Separated For 31 Years, Talei Berger And Cara MacKenzie Will Finally Spend Mother's Day Together

Separated For 31 Years, Mother And Daughter Will Finally Spend Mother's Day Together

Thirty-one years later and half a world away, Talei Berger’s dream has come true.

She will spend Mother’s Day with her daughter.

“It’s a wonderful dream come true,” said Berger, a Shelby Township resident.

“Every Mother’s Day, I dreamed about it,” Berger said. “I can’t believe it’s happening. It’s quite overwhelming. The enormity of it—I just don’t think about it.”

The daughter, Cara MacKenzie, scoured the Internet from her home in New Zealand to track down Berger.

After conversations on Skype and meeting face-to-face in Hawaii last August, MacKenzie moved to Michigan last month to live with Berger.

On Sunday, they will spend Mother’s Day together for the first time.

“It’s hard to describe,” said the 31-year-old MacKenzie. “It makes me want to cry just thinking about it. … It’s just incredibly special. It’s such a blessing.

'I prayed every day'

Talei Berger gave birth to Cara MacKenzie on July 1, 1980, in Auckland, New Zealand.
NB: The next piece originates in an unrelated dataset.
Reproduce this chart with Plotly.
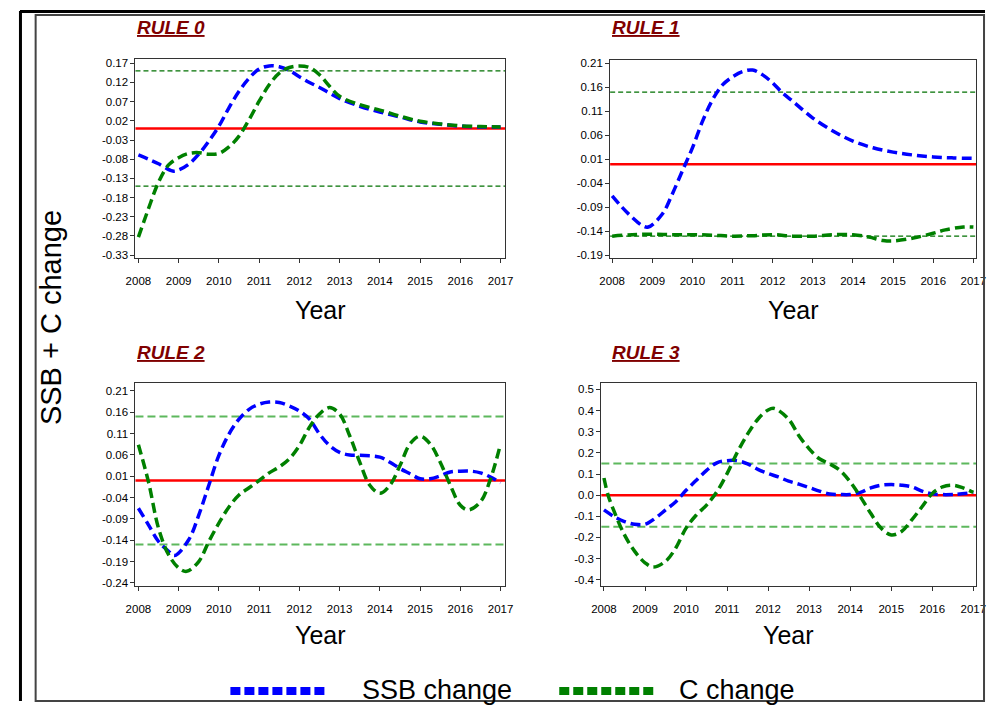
import plotly.graph_objects as go

# page body has an 8px margin: figure is sized so that it fits the 1003x713 window
PAGE_W, PAGE_H = 1003, 713
OFF = 8
W, H = PAGE_W - 2 * OFF, PAGE_H - 2 * OFF

# ---------------- data ----------------
YEAR_TICKS = [2008, 2009, 2010, 2011, 2012, 2013, 2014, 2015, 2016, 2017]
THRESH_UP = 0.15
THRESH_LO = -0.15
ZERO = 0.0

# RULE 0
r0_ssb_x = [2008, 2008.25, 2008.5, 2008.85, 2009, 2009.25, 2009.5, 2009.75, 2010, 2010.25, 2010.5, 2010.75,
            2011, 2011.25, 2011.5, 2011.75, 2012, 2012.25, 2012.5, 2012.75, 2013, 2013.5, 2014, 2014.5,
            2015, 2015.5, 2016, 2016.5, 2017]
r0_ssb = [-0.069, -0.080, -0.092, -0.111, -0.108, -0.093, -0.067, -0.033, 0.006, 0.054, 0.097, 0.131,
          0.155, 0.163, 0.161, 0.151, 0.135, 0.120, 0.107, 0.092, 0.078, 0.058, 0.043, 0.030,
          0.017, 0.011, 0.006, 0.004, 0.004]
r0_c_x = [2008, 2008.25, 2008.5, 2008.75, 2009, 2009.25, 2009.5, 2009.75, 2010, 2010.25, 2010.5, 2010.75,
          2011, 2011.25, 2011.5, 2011.75, 2012, 2012.25, 2012.5, 2012.75, 2013, 2013.5, 2014, 2014.5,
          2015, 2015.5, 2016, 2016.5, 2017]
r0_c = [-0.283, -0.209, -0.140, -0.095, -0.076, -0.065, -0.063, -0.067, -0.065, -0.048, -0.020, 0.023,
        0.071, 0.114, 0.144, 0.159, 0.163, 0.159, 0.140, 0.110, 0.084, 0.062, 0.048, 0.032,
        0.019, 0.012, 0.007, 0.005, 0.004]

# RULE 1
r1_ssb_x = [2008, 2008.25, 2008.5, 2008.75, 2008.9, 2009.25, 2009.5, 2009.75, 2010, 2010.25, 2010.5, 2010.75,
            2011, 2011.25, 2011.5, 2011.75, 2012, 2012.25, 2012.5, 2012.75, 2013, 2013.5, 2014, 2014.5,
            2015, 2015.5, 2016, 2016.5, 2017]
r1_ssb = [-0.066, -0.090, -0.111, -0.128, -0.131, -0.104, -0.062, -0.014, 0.034, 0.089, 0.134, 0.165,
          0.182, 0.193, 0.196, 0.186, 0.169, 0.148, 0.131, 0.113, 0.096, 0.069, 0.048, 0.034,
          0.025, 0.019, 0.015, 0.013, 0.012]
r1_c_x = [2008, 2008.5, 2009, 2009.5, 2010, 2010.5, 2011, 2011.5, 2012, 2012.5, 2013, 2013.5, 2014,
          2014.4, 2014.75, 2015, 2015.5, 2016, 2016.3, 2016.75, 2017]
r1_c = [-0.150, -0.147, -0.146, -0.147, -0.147, -0.148, -0.150, -0.149, -0.147, -0.150, -0.150, -0.147,
        -0.147, -0.152, -0.159, -0.160, -0.154, -0.144, -0.137, -0.131, -0.131]

# RULE 2
r2_ssb_x = [2008, 2008.25, 2008.5, 2008.75, 2008.9, 2009.25, 2009.5, 2009.75, 2010, 2010.25, 2010.5, 2010.75,
            2011, 2011.25, 2011.5, 2011.75, 2012, 2012.25, 2012.5, 2012.75, 2013, 2013.25, 2013.5, 2014,
            2014.25, 2014.5, 2014.75, 2015, 2015.25, 2015.5, 2015.75, 2016, 2016.25, 2016.5, 2016.75, 2017]
r2_ssb = [-0.065, -0.104, -0.143, -0.166, -0.176, -0.139, -0.081, -0.011, 0.059, 0.109, 0.144, 0.167,
          0.179, 0.184, 0.183, 0.175, 0.163, 0.144, 0.109, 0.082, 0.066, 0.060, 0.059, 0.055,
          0.043, 0.028, 0.016, 0.004, 0.004, 0.011, 0.020, 0.022, 0.022, 0.018, 0.008, -0.005]
r2_c_x = [2008, 2008.25, 2008.5, 2008.75, 2009, 2009.2, 2009.5, 2009.75, 2010, 2010.25, 2010.5, 2010.75,
          2011, 2011.25, 2011.5, 2011.75, 2012, 2012.25, 2012.5, 2012.75, 2013, 2013.25, 2013.5, 2013.75,
          2014, 2014.25, 2014.5, 2014.75, 2015, 2015.25, 2015.5, 2015.75, 2016, 2016.2, 2016.5, 2016.75, 2017]
r2_c = [0.084, -0.003, -0.112, -0.174, -0.205, -0.213, -0.190, -0.143, -0.100, -0.062, -0.034, -0.017,
        0.000, 0.018, 0.032, 0.051, 0.082, 0.125, 0.156, 0.171, 0.156, 0.105, 0.043, -0.011,
        -0.030, -0.011, 0.035, 0.086, 0.104, 0.086, 0.043, -0.011, -0.058, -0.069, -0.050, 0.004, 0.086]

# RULE 3
r3_ssb_x = [2008, 2008.25, 2008.5, 2008.75, 2009, 2009.25, 2009.5, 2009.75, 2010, 2010.25, 2010.5, 2010.75,
            2011, 2011.25, 2011.5, 2011.75, 2012, 2012.25, 2012.5, 2012.75, 2013, 2013.25, 2013.5, 2013.75,
            2014, 2014.25, 2014.5, 2014.75, 2015, 2015.25, 2015.5, 2015.75, 2016, 2016.5, 2017]
r3_ssb = [-0.070, -0.102, -0.125, -0.138, -0.138, -0.109, -0.070, -0.031, 0.023, 0.070, 0.117, 0.153,
          0.163, 0.163, 0.148, 0.122, 0.102, 0.086, 0.066, 0.052, 0.036, 0.019, 0.005, 0.003,
          0.003, 0.013, 0.034, 0.047, 0.050, 0.047, 0.039, 0.019, 0.006, 0.003, 0.013]
r3_c_x = [2008, 2008.1, 2008.25, 2008.5, 2008.75, 2009, 2009.2, 2009.5, 2009.75, 2010, 2010.25, 2010.5,
          2010.75, 2011, 2011.25, 2011.5, 2011.75, 2012, 2012.15, 2012.5, 2012.75, 2013, 2013.25, 2013.5,
          2013.75, 2014, 2014.25, 2014.5, 2014.75, 2015, 2015.25, 2015.5, 2015.75, 2016, 2016.25, 2016.5,
          2016.75, 2017]
r3_c = [0.081, 0.000, -0.078, -0.188, -0.266, -0.320, -0.340, -0.313, -0.250, -0.156, -0.094, -0.047,
        0.016, 0.102, 0.203, 0.289, 0.359, 0.403, 0.410, 0.359, 0.281, 0.219, 0.172, 0.148,
        0.117, 0.063, -0.008, -0.086, -0.156, -0.188, -0.172, -0.117, -0.055, 0.008, 0.039, 0.047,
        0.034, 0.013]

r0_yticks = [0.17, 0.12, 0.07, 0.02, -0.03, -0.08, -0.13, -0.18, -0.23, -0.28, -0.33]
r1_yticks = [0.21, 0.16, 0.11, 0.06, 0.01, -0.04, -0.09, -0.14, -0.19]
r2_yticks = [0.21, 0.16, 0.11, 0.06, 0.01, -0.04, -0.09, -0.14, -0.19, -0.24]
r3_yticks = [0.5, 0.4, 0.3, 0.2, 0.1, 0.0, -0.1, -0.2, -0.3, -0.4]

panels = [
    dict(title="RULE 0", ssb_x=r0_ssb_x, ssb=r0_ssb, c_x=r0_c_x, c=r0_c, yt=r0_yticks, fmt="{:.2f}",
         px=(127, 505), py=(57, 258), xr=(2007.927, 2017.12), yr=(-0.338, 0.182), tx=127,
         th_color="#007000", th_w=1.3, th_dash="5px,3px"),
    dict(title="RULE 1", ssb_x=r1_ssb_x, ssb=r1_ssb, c_x=r1_c_x, c=r1_c, yt=r1_yticks, fmt="{:.2f}",
         px=(612, 986), py=(58, 258), xr=(2007.95, 2017.07), yr=(-0.196, 0.2177), tx=612,
         th_color="#007000", th_w=1.3, th_dash="5px,3px"),
    dict(title="RULE 2", ssb_x=r2_ssb_x, ssb=r2_ssb, c_x=r2_c_x, c=r2_c, yt=r2_yticks, fmt="{:.2f}",
         px=(127, 505), py=(384, 588), xr=(2007.927, 2017.12), yr=(-0.247, 0.228), tx=127,
         th_color="#5DB85D", th_w=2, th_dash="8px,4px"),
    dict(title="RULE 3", ssb_x=r3_ssb_x, ssb=r3_ssb, c_x=r3_c_x, c=r3_c, yt=r3_yticks, fmt="{:.1f}",
         px=(603, 986), py=(384, 588), xr=(2007.936, 2017.07), yr=(-0.429, 0.529), tx=612,
         th_color="#5DB85D", th_w=2, th_dash="8px,4px"),
]

BLUE = "#0000FF"
GREEN = "#008000"
FONT = "Liberation Sans, Arial, sans-serif"


def fx(x):
    # window pixel -> paper fraction
    return (x - OFF) / W


def fy(y):
    return 1 - (y - OFF) / H


fig = go.Figure()
annotations = []
shapes = []

for i, p in enumerate(panels):
    n = "" if i == 0 else str(i + 1)
    xa, ya = "x" + n, "y" + n
    fig.add_trace(go.Scatter(x=p["ssb_x"], y=p["ssb"], mode="lines", name="SSB change",
                             line=dict(color=BLUE, width=3.5, dash="10px,5px", shape="spline", smoothing=1),
                             xaxis=xa, yaxis=ya, showlegend=False))
    fig.add_trace(go.Scatter(x=p["c_x"], y=p["c"], mode="lines", name="C change",
                             line=dict(color=GREEN, width=3.5, dash="10px,5px", shape="spline", smoothing=1),
                             xaxis=xa, yaxis=ya, showlegend=False))
    for val in (THRESH_UP, THRESH_LO):
        shapes.append(dict(type="line", xref=xa + " domain", yref=ya, x0=0, x1=1, y0=val, y1=val,
                           line=dict(color=p["th_color"], width=p["th_w"], dash=p["th_dash"]), layer="below"))
    shapes.append(dict(type="line", xref=xa + " domain", yref=ya, x0=0, x1=1, y0=ZERO, y1=ZERO,
                       line=dict(color="#FF0000", width=2.5), layer="below"))

    axis_common = dict(showline=True, mirror=True, linecolor="#333333", linewidth=1, ticks="outside",
                       ticklen=4, tickcolor="#333333", showgrid=False, zeroline=False,
                       tickfont=dict(family=FONT, size=11.5, color="black"))
    fig.layout["xaxis" + n] = dict(domain=[fx(p["px"][0]), fx(p["px"][1])], range=list(p["xr"]),
                                   anchor=ya, tickvals=YEAR_TICKS, ticktext=[str(t) for t in YEAR_TICKS],
                                   ticklabelstandoff=8, **axis_common)
    fig.layout["yaxis" + n] = dict(domain=[fy(p["py"][1]), fy(p["py"][0])], range=list(p["yr"]),
                                   anchor=xa, tickvals=p["yt"], ticktext=[p["fmt"].format(v) for v in p["yt"]],
                                   **axis_common)
    annotations.append(dict(text="<b><i><u>" + p["title"] + "</u></i></b>", x=fx(p["tx"]),
                            y=fy(26 if i < 2 else 353), xref="paper", yref="paper", xanchor="left",
                            yanchor="middle", showarrow=False, font=dict(family=FONT, size=19, color="#800000")))
    annotations.append(dict(text="Year", x=fx((p["px"][0] + p["px"][1]) / 2),
                            y=fy(310 if i < 2 else 638), xref="paper", yref="paper",
                            xanchor="center", yanchor="middle", showarrow=False,
                            font=dict(family=FONT, size=25, color="black")))

annotations.append(dict(text="SSB + C change", x=fx(40), y=fy(318), xref="paper", yref="paper",
                        textangle=-90, showarrow=False, xanchor="center", yanchor="middle",
                        font=dict(family=FONT, size=29, color="black")))

legend_items = [("SSB change", BLUE, 224, 322, 356), ("C change", GREEN, 560, 658, 680)]
for label, col, x0, x1, tx in legend_items:
    shapes.append(dict(type="line", xref="paper", yref="paper", x0=fx(x0), x1=fx(x1), y0=fy(694), y1=fy(694),
                       line=dict(color=col, width=8, dash="10px,4px")))
    annotations.append(dict(text=label, x=fx(tx), y=fy(693), xref="paper", yref="paper", xanchor="left",
                            yanchor="middle", showarrow=False, font=dict(family=FONT, size=27, color="black")))

shapes.append(dict(type="rect", xref="paper", yref="paper", x0=fx(25), x1=fx(994), y0=fy(704), y1=fy(13),
                   line=dict(color="#444444", width=2)))
shapes.append(dict(type="line", xref="paper", yref="paper", x0=fx(9), x1=fx(995), y0=fy(9.5), y1=fy(9.5),
                   line=dict(color="black", width=3)))
shapes.append(dict(type="line", xref="paper", yref="paper", x0=fx(9.5), x1=fx(9.5), y0=fy(9), y1=fy(704),
                   line=dict(color="black", width=3)))

fig.update_layout(width=W, height=H, margin=dict(l=0, r=0, t=0, b=0), paper_bgcolor="white",
                  plot_bgcolor="white", showlegend=False, annotations=annotations, shapes=shapes,
                  font=dict(family=FONT))

fig.write_html("out.html")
“I had to give her up at 19,” said Berger, who grew up in Fiji and lived for much of her life in Australia. “My parents weren’t in the position to support the baby, and the father didn’t want anything to do with it.”

Cara was adopted by Judy Duncan and Brian MacKenzie, and she grew up in New Zealand knowing about her birth mother. Cara would tell her friends her mother was an angel.

Talei, though, knew few details. After giving birth, she returned to Australia.

“All I knew was that she was in New Zealand,” Berger said. “And I prayed every day.”

'We both felt very blessed.'

Time passed.

Talei would get married to Frank Berger. She would give birth to a son, Jared.

Talei and her family would move from Australia to Michigan in 2003. Her son would graduate from Eisenhower High School and enroll at Oakland University. She would work at PTI Engineered Plastics on 23 Mile Road.

Life moved on.

And then Cara found her.

“I decided I wanted to find her,” Cara said. “I had always known her and I had always known why she had given me up for adoption.”

Cara searched Facebook and Google until she found Talei’s sister, Michele, on Facebook last April. Michele, with whom Talei had stayed when she gave birth to Cara, connected the two.

Talei phoned Cara, who answered at midnight New Zealand time, and they talked for the first time.

“It was very emotional,” Cara said. “We both felt very blessed.”

After that, the two stayed in touch with conversations on Skype. Cara learned she had a half-brother, Jared, and Talei learned she had a grandson—Cara’s 11-year-old son, Ethan.

They had their first face-to-face meeting in August in Hawaii. Despite being apart for more than three decades, the connection was strong.

“When I got home, I missed her,” Cara said. “I wanted to get to know her more.”

So in April MacKenzie resigned as a school teacher in Auckland, took her son out of school and left behind her family and boyfriend to move to the United States to be with Berger.

'We’re just taking it one day at a time.'

With the support of her adopted parents and family in New Zealand, Cara arrived in the United States on April 17. She and Ethan met Talei in San Francisco, and they visited there before coming to Shelby Township on April 20.

They’ve gone to Greektown, and Frank has taken them to Comerica Park for a Tigers game (though it was rained out).

This summer, they plan to go to Shanty Creek in Northern Michigan and the Cherry Festival in Traverse CIty. They also want to travel to places such as New York and Las Vegas

They’ve gone shopping at Macy’s and taken walks at Stony Creek Metropark. Mostly, though, they have just spent time together, talking, hanging out and bonding as mother and daughter.

Cara said she could stay in Michigan three months, a year, indefinitely. Ethan has enrolled at Crissman Elementary School. Talei wants to teach Cara how to drive. (In New Zealand, automobiles drive on the left-hand side of the road.)

“We’re just taking it one day at a time,” Talei said. “There are no expectations.”

This weekend, they plan to take part in the Heart Walk at Ford Field in Detroit on Saturday. Then Cara and Jared, Talei’s two children, plan something special for their mother on Sunday.

“It will be a Mother’s Day like no other,” Berger said.